## START

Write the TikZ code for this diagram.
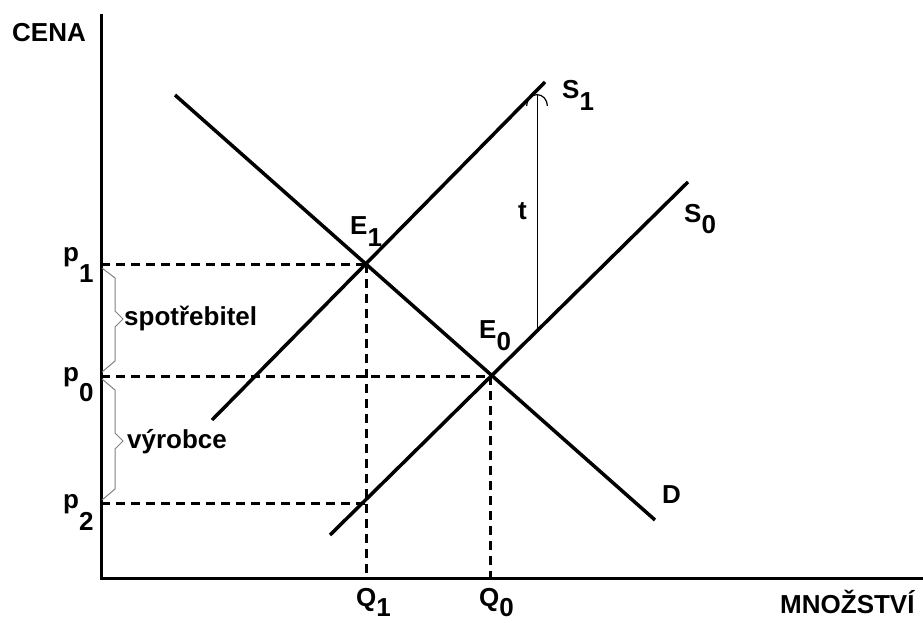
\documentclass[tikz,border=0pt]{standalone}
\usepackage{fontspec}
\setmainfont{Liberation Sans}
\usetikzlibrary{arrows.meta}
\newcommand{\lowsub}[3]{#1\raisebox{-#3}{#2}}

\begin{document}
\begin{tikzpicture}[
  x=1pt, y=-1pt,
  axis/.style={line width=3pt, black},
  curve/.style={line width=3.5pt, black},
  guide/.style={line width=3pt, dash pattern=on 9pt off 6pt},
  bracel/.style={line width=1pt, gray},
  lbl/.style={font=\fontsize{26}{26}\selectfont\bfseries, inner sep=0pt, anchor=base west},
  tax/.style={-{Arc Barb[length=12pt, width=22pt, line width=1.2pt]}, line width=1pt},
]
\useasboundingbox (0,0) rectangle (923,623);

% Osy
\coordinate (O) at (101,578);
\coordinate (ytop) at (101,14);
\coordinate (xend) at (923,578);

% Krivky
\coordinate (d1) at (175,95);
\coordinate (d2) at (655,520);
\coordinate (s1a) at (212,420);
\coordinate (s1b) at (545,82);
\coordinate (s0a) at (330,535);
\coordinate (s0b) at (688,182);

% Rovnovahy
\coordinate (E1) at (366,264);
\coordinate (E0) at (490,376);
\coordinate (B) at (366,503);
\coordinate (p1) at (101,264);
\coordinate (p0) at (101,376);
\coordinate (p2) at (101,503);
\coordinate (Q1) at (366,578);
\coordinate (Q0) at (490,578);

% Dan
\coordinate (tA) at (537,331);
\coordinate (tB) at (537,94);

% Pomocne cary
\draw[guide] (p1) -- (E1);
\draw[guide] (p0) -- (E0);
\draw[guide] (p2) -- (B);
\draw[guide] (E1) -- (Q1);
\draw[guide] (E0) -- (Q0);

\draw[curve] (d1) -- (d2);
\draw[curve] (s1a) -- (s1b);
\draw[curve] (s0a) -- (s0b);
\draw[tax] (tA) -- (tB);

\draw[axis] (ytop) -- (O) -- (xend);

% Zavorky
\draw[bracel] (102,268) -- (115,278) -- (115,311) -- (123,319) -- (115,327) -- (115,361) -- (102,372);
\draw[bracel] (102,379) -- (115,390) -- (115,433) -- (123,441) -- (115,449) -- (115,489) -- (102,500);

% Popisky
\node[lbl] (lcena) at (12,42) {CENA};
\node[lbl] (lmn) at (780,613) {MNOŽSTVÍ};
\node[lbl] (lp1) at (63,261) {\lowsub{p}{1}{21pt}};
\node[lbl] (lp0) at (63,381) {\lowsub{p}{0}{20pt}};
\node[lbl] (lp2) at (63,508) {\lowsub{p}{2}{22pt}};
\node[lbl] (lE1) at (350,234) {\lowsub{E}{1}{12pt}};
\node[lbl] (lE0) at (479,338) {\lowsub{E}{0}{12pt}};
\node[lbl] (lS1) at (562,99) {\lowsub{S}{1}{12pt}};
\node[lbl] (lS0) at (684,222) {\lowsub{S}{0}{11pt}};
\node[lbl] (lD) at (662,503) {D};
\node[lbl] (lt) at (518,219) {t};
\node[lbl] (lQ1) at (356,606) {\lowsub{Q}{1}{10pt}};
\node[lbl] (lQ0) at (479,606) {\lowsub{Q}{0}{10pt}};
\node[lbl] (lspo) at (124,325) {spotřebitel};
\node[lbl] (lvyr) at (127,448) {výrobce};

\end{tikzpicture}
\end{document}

## END

**TASK STATEMENT:** Each line from the top of the material through the line containing "(0,0) rectangle (923,623);" should be reproduced exactly; please drop any images.

**OUTPUT BELOW:**
Write the TikZ code for this diagram.
\documentclass[tikz,border=0pt]{standalone}
\usepackage{fontspec}
\setmainfont{Liberation Sans}
\usetikzlibrary{arrows.meta}
\newcommand{\lowsub}[3]{#1\raisebox{-#3}{#2}}

\begin{document}
\begin{tikzpicture}[
  x=1pt, y=-1pt,
  axis/.style={line width=3pt, black},
  curve/.style={line width=3.5pt, black},
  guide/.style={line width=3pt, dash pattern=on 9pt off 6pt},
  bracel/.style={line width=1pt, gray},
  lbl/.style={font=\fontsize{26}{26}\selectfont\bfseries, inner sep=0pt, anchor=base west},
  tax/.style={-{Arc Barb[length=12pt, width=22pt, line width=1.2pt]}, line width=1pt},
]
\useasboundingbox (0,0) rectangle (923,623);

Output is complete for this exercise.